* GIVEN PROBLEM:
Copy exactly the lines from the start of the material through the line with "(c) circle (50);". Pictures stay out of the copy.

* PROVIDED DATA:
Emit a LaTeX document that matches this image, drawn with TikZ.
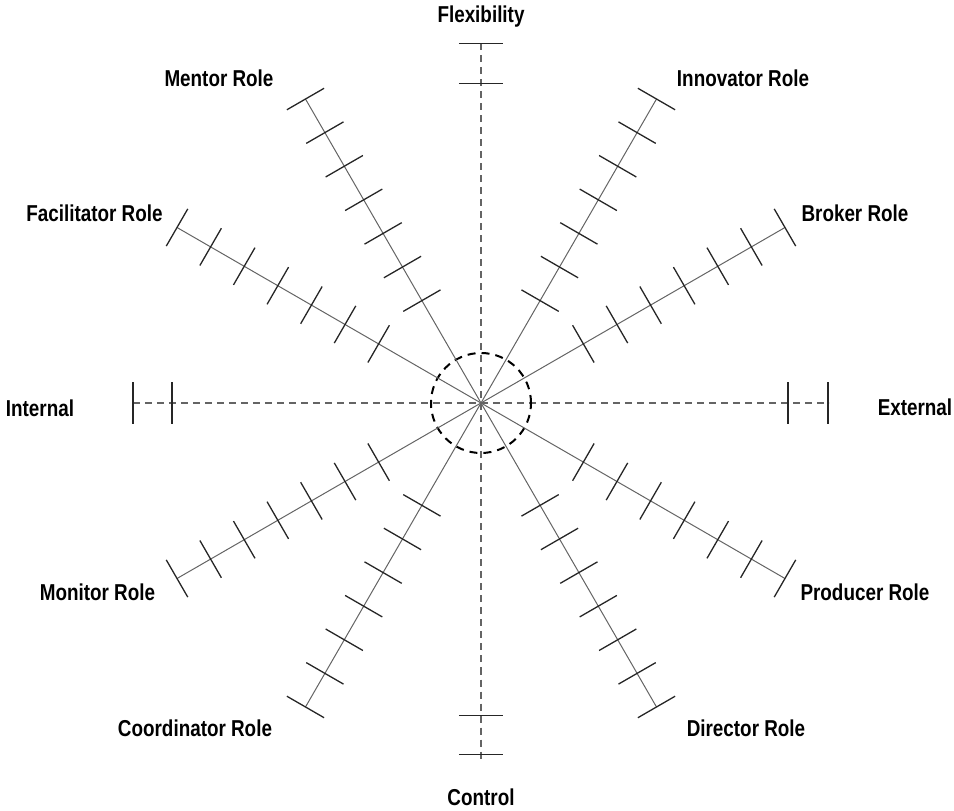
\documentclass[tikz,border=0pt]{standalone}
\usepackage{fontspec}
\setmainfont{Liberation Sans}[FakeStretch=0.82]
\definecolor{axisgray}{RGB}{100,100,100}

\begin{document}
\begin{tikzpicture}[x=1pt, y=1pt,
  axisline/.style={axisgray, line width=2.8pt, dash pattern=on 7pt off 5pt},
  roleline/.style={axisgray, line width=1pt},
  tickmark/.style={black!85, line width=1.3pt},
  hubcircle/.style={black, line width=2pt, dash pattern=on 8pt off 6pt},
  rolelabel/.style={anchor=base, inner sep=0pt, font=\fontsize{23}{26}\selectfont\bfseries}]
\useasboundingbox (-481,-408) rectangle (473,403);

\coordinate (c) at (0,0);

%the two dashed axes
\coordinate (flex) at (0,359.5);
\coordinate (ctrl) at (0,-359.5);
\coordinate (int) at (-348,0);
\coordinate (ext) at (348,0);
\draw[axisline] (flex) -- (ctrl);
\draw[axisline] (int) -- (ext);
\foreach \y in {359.5, 319.5, -312.5, -351.5}
  \draw[tickmark] (-22,\y) -- (22,\y);
\foreach \x in {-348, -309, 307, 347}
  \draw[tickmark] (\x,-21) -- (\x,21);

%dashed circle at the hub
\draw[hubcircle] (c) circle (50);

%role spokes with their ticks
\foreach \ang/\name in {60/inno, 30/brok, -30/prod, -60/dir, -120/coord, -150/mon, 150/facil, 120/ment} {
  \coordinate (\name) at (\ang:351);
  \draw[roleline] (c) -- (\name);
  \foreach \k in {0,...,6}
    \draw[tickmark, rotate=\ang] ({351-\k*38.8},-21.5) -- ++(0,43);
}

%labels
\node[rolelabel] (flexlbl) at (0,380) {Flexibility};
\node[rolelabel] (ctrllbl) at (0,-402) {Control};
\node[rolelabel] (intlbl) at (-441,-14) {Internal};
\node[rolelabel] (extlbl) at (434,-13) {External};
\node[rolelabel] (innolbl) at (262,316) {Innovator Role};
\node[rolelabel] (mentlbl) at (-262,316) {Mentor Role};
\node[rolelabel] (broklbl) at (374,181) {Broker Role};
\node[rolelabel] (facillbl) at (-386.5,181) {Facilitator Role};
\node[rolelabel] (prodlbl) at (384,-198) {Producer Role};
\node[rolelabel] (monlbl) at (-383.5,-198) {Monitor Role};
\node[rolelabel] (coordlbl) at (-286,-333) {Coordinator Role};
\node[rolelabel] (dirlbl) at (265,-333) {Director Role};

\end{tikzpicture}
\end{document}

* ANSWER TO THIS PROBLEM:
Emit a LaTeX document that matches this image, drawn with TikZ.
\documentclass[tikz,border=0pt]{standalone}
\usepackage{fontspec}
\setmainfont{Liberation Sans}[FakeStretch=0.82]
\definecolor{axisgray}{RGB}{100,100,100}

\begin{document}
\begin{tikzpicture}[x=1pt, y=1pt,
  axisline/.style={axisgray, line width=2.8pt, dash pattern=on 7pt off 5pt},
  roleline/.style={axisgray, line width=1pt},
  tickmark/.style={black!85, line width=1.3pt},
  hubcircle/.style={black, line width=2pt, dash pattern=on 8pt off 6pt},
  rolelabel/.style={anchor=base, inner sep=0pt, font=\fontsize{23}{26}\selectfont\bfseries}]
\useasboundingbox (-481,-408) rectangle (473,403);

\coordinate (c) at (0,0);

%the two dashed axes
\coordinate (flex) at (0,359.5);
\coordinate (ctrl) at (0,-359.5);
\coordinate (int) at (-348,0);
\coordinate (ext) at (348,0);
\draw[axisline] (flex) -- (ctrl);
\draw[axisline] (int) -- (ext);
\foreach \y in {359.5, 319.5, -312.5, -351.5}
  \draw[tickmark] (-22,\y) -- (22,\y);
\foreach \x in {-348, -309, 307, 347}
  \draw[tickmark] (\x,-21) -- (\x,21);

%dashed circle at the hub
\draw[hubcircle] (c) circle (50);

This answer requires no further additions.